--- DATA BLOCK ---
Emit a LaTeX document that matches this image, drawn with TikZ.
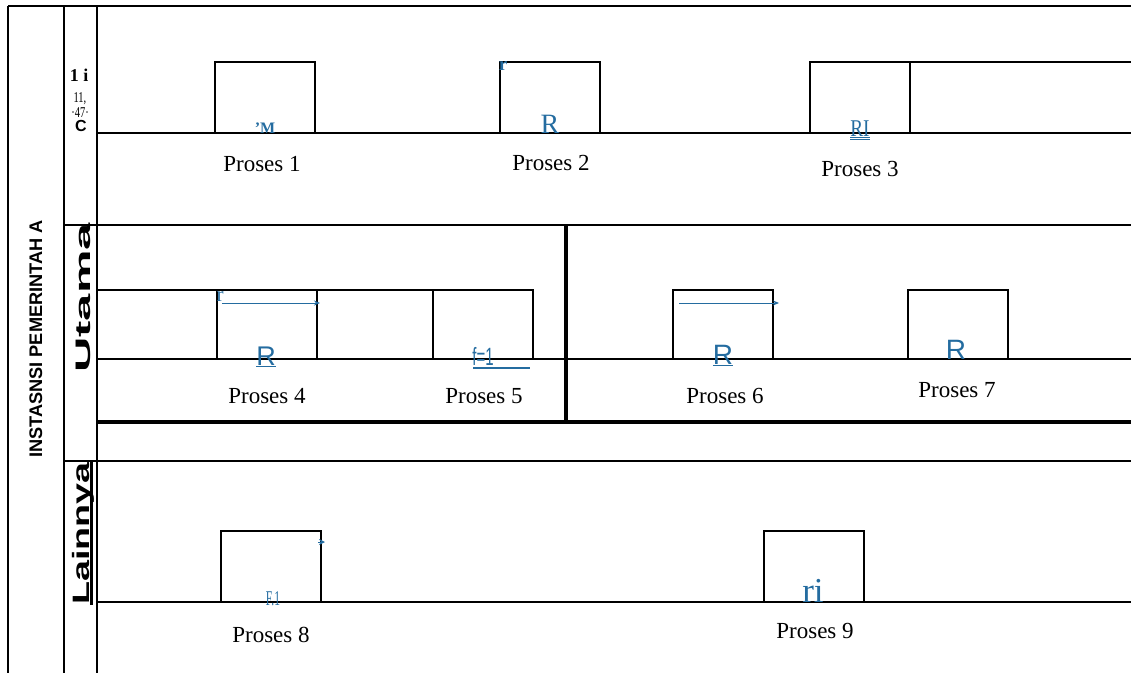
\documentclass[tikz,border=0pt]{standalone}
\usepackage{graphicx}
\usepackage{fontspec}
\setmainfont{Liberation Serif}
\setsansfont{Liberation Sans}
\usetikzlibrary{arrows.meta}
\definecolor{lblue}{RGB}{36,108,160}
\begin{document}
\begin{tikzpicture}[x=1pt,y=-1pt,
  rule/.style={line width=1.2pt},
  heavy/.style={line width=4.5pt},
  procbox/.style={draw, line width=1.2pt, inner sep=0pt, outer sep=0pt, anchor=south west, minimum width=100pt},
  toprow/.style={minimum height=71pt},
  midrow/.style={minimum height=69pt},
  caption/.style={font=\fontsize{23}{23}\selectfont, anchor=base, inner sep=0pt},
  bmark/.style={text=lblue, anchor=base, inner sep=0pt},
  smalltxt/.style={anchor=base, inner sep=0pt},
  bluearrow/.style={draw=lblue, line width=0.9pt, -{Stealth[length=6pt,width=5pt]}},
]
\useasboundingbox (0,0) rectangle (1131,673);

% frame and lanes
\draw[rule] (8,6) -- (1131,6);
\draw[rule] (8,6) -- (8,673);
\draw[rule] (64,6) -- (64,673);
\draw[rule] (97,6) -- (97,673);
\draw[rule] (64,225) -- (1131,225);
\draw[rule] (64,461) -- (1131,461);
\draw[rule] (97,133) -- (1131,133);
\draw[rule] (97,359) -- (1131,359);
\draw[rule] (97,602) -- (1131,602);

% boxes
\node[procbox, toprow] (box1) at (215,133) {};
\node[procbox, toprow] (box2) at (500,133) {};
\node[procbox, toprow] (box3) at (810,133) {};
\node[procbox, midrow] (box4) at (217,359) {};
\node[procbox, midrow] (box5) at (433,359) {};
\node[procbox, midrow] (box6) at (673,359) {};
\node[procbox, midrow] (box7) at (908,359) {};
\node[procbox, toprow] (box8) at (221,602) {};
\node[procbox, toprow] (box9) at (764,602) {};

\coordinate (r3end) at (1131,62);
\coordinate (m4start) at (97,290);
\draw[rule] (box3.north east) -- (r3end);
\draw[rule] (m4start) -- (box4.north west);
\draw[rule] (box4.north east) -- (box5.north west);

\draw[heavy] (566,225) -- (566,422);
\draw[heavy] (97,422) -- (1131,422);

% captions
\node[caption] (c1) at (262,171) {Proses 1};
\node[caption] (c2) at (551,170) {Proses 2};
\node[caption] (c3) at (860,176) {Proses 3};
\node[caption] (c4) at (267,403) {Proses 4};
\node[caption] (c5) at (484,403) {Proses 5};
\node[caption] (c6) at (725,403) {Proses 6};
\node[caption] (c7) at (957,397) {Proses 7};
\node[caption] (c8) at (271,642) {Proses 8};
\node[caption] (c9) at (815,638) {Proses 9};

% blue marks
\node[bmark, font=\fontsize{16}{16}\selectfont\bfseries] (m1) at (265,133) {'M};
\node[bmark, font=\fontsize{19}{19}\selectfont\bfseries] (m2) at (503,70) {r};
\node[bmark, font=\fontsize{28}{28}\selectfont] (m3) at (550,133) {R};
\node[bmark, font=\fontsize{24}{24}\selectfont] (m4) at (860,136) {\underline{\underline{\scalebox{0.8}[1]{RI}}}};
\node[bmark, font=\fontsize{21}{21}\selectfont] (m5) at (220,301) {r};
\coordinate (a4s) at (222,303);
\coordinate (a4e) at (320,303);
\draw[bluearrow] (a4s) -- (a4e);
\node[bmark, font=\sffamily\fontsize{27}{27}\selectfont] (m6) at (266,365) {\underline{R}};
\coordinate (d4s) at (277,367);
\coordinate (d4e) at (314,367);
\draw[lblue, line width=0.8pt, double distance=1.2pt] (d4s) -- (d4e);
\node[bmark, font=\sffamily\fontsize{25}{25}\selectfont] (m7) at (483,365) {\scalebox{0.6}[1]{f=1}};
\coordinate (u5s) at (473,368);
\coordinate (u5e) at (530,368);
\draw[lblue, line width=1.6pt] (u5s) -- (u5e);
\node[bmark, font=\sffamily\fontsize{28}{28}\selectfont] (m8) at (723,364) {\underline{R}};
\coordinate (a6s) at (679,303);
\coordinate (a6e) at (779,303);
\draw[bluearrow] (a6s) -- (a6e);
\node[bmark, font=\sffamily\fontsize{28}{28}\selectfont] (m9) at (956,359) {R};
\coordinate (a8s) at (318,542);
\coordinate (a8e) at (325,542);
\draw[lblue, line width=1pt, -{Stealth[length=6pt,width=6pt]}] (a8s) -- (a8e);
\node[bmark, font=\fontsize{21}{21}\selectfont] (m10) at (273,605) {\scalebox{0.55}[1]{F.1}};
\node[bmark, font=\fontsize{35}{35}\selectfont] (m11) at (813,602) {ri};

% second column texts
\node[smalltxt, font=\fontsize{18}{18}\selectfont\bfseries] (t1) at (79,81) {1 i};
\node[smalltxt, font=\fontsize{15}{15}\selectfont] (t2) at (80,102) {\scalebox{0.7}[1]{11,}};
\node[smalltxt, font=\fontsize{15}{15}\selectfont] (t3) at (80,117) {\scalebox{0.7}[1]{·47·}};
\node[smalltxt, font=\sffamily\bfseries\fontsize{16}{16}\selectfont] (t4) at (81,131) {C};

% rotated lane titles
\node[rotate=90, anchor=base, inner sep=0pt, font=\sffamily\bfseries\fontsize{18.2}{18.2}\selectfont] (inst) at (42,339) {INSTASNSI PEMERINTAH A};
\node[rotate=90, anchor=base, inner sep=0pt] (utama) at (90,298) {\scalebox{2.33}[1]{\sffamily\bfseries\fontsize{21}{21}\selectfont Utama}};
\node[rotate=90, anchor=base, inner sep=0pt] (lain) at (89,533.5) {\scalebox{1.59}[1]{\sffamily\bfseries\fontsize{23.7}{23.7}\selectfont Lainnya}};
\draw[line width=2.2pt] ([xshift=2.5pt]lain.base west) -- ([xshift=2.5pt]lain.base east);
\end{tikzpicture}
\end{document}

--- TASK ---
Please extract exactly the lines of the data, from the first through the line containing "(97,602) -- (1131,602);", and add no pictures to the copy.

--- TASK RESPONSE ---
Emit a LaTeX document that matches this image, drawn with TikZ.
\documentclass[tikz,border=0pt]{standalone}
\usepackage{graphicx}
\usepackage{fontspec}
\setmainfont{Liberation Serif}
\setsansfont{Liberation Sans}
\usetikzlibrary{arrows.meta}
\definecolor{lblue}{RGB}{36,108,160}
\begin{document}
\begin{tikzpicture}[x=1pt,y=-1pt,
  rule/.style={line width=1.2pt},
  heavy/.style={line width=4.5pt},
  procbox/.style={draw, line width=1.2pt, inner sep=0pt, outer sep=0pt, anchor=south west, minimum width=100pt},
  toprow/.style={minimum height=71pt},
  midrow/.style={minimum height=69pt},
  caption/.style={font=\fontsize{23}{23}\selectfont, anchor=base, inner sep=0pt},
  bmark/.style={text=lblue, anchor=base, inner sep=0pt},
  smalltxt/.style={anchor=base, inner sep=0pt},
  bluearrow/.style={draw=lblue, line width=0.9pt, -{Stealth[length=6pt,width=5pt]}},
]
\useasboundingbox (0,0) rectangle (1131,673);

% frame and lanes
\draw[rule] (8,6) -- (1131,6);
\draw[rule] (8,6) -- (8,673);
\draw[rule] (64,6) -- (64,673);
\draw[rule] (97,6) -- (97,673);
\draw[rule] (64,225) -- (1131,225);
\draw[rule] (64,461) -- (1131,461);
\draw[rule] (97,133) -- (1131,133);
\draw[rule] (97,359) -- (1131,359);
\draw[rule] (97,602) -- (1131,602);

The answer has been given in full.